The Sum & Substance reports that Colorado lawmakers’ plan to sell future tax credits to plug budget holes has not worked as smoothly as sponsors hoped. Last year, legislators authorized the sale of up to $250 million in future tax credits to generate $200 million for the general fund and the Health Insurance Affordability Enterprise. Sponsors pitched it as clever budget management. Reality, rude as ever, showed up without an appointment.
According to the article, the Colorado Treasurer’s office has raised about $150 million through tax-credit sales, but not enough to cover the hole legislators needed to fill. So Democrats passed House Bill 1346 to let the state sell unsold credits to a third-party broker, which could then sit on them and resell them later. In plain English: Colorado is now pawning future revenue to cover today’s spending. Blimpy would be proud.
The Bullet Point Brief
- Colorado lawmakers authorized selling future tax credits to generate cash now. That is not “innovative budgeting.” That is putting state government on layaway and calling it fiscal leadership.
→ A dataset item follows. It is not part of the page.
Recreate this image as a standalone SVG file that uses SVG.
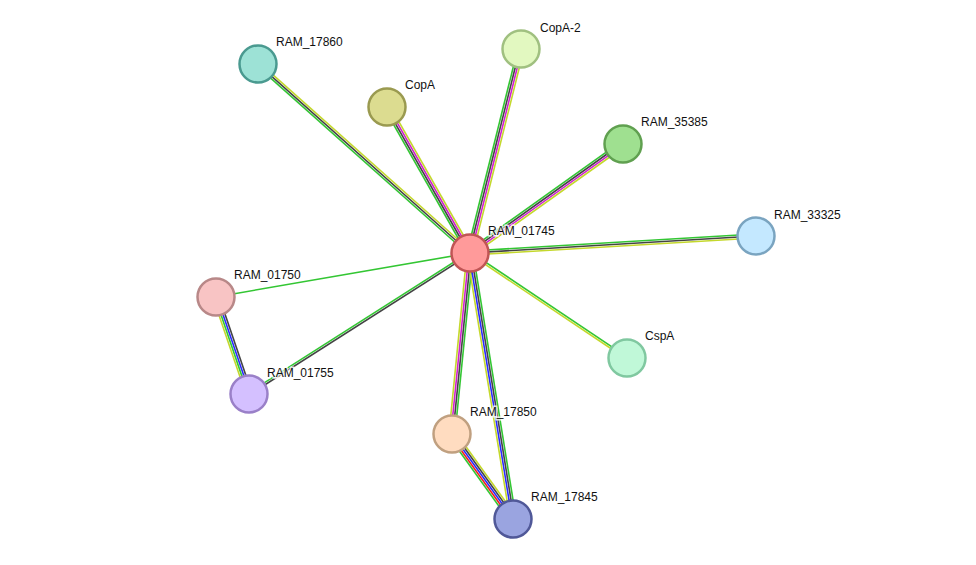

- The original plan was to sell up to $250 million in future credits to raise $200 million. They have raised about $150 million so far, which means the grand genius plan developed a limp somewhere between the press conference and the math.
- Only two of Colorado’s 10 largest for-profit insurers bought the credits, according to Rep. Steven Woodrow. Apparently, businesses were not thrilled about paying millions today for tax benefits years down the road. Strange how people who understand balance sheets noticed the smell.
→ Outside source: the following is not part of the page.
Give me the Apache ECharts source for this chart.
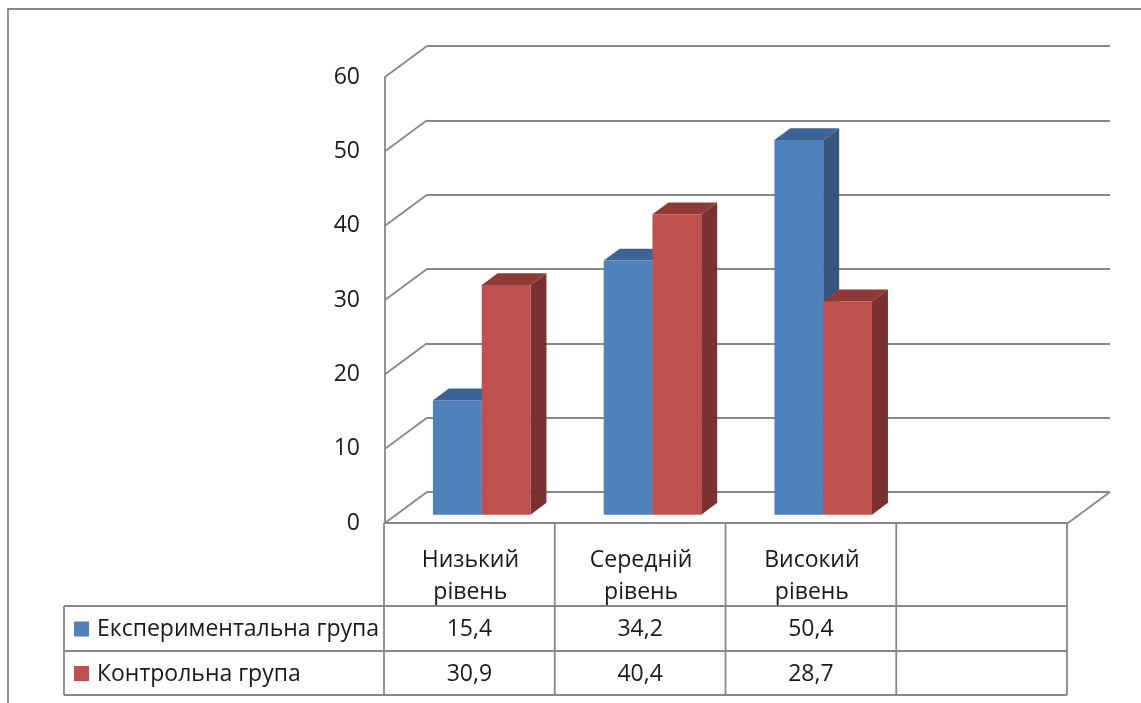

- HB 1346 would let a third-party broker buy the credits and resell them later to insurers. So now we have government, tax credits, a budget hole, a middleman, and future liability. If this were any more of a shell game, it would come with a folding table on Colfax.
- Republicans called the whole thing predictable and “bananas,” arguing the state flooded the market with credits while limiting buyers. That is not supply-side economics. That is supply-side clown college.
My Bottom Line
This is such a shell game.
Colorado has become the Blimpy of states: “I’ll gladly give you tax credits Tuesday for some cash today.” Except this is not a cartoon hamburger. This is the state budget. This is health care funding. This is future revenue. This is real money being shuffled around so the ruling class can avoid admitting they spent too much, promised too much, and budgeted like the bill would never come due.
This is the game Democrats play when their spending habits crash into arithmetic. They do not slow down. They do not prioritize. They do not say no. They invent a new mechanism, slap a responsible-sounding title on it, and hope nobody notices the three-card monte routine happening under the gold dome.
Call it what it is: borrowing against tomorrow to cover political decisions made yesterday. It is damn near a Ponzi scheme, except in Colorado the ruling elite Democrats have the audacity to call it governance. It is not. Governance is making hard choices. This is kicking the can, selling the can, securitizing the can, and then asking a broker to remarket the can at a better rate.
Families do not get to run their budgets this way. Small businesses do not get to run their books this way. County governments sure as hell do not get to run this way. But the state legislature? Apparently they get to create a fiscal escape room and congratulate themselves for finding the trap door. Colorado deserves better than budget magic tricks performed by people who cannot admit they are bad with money.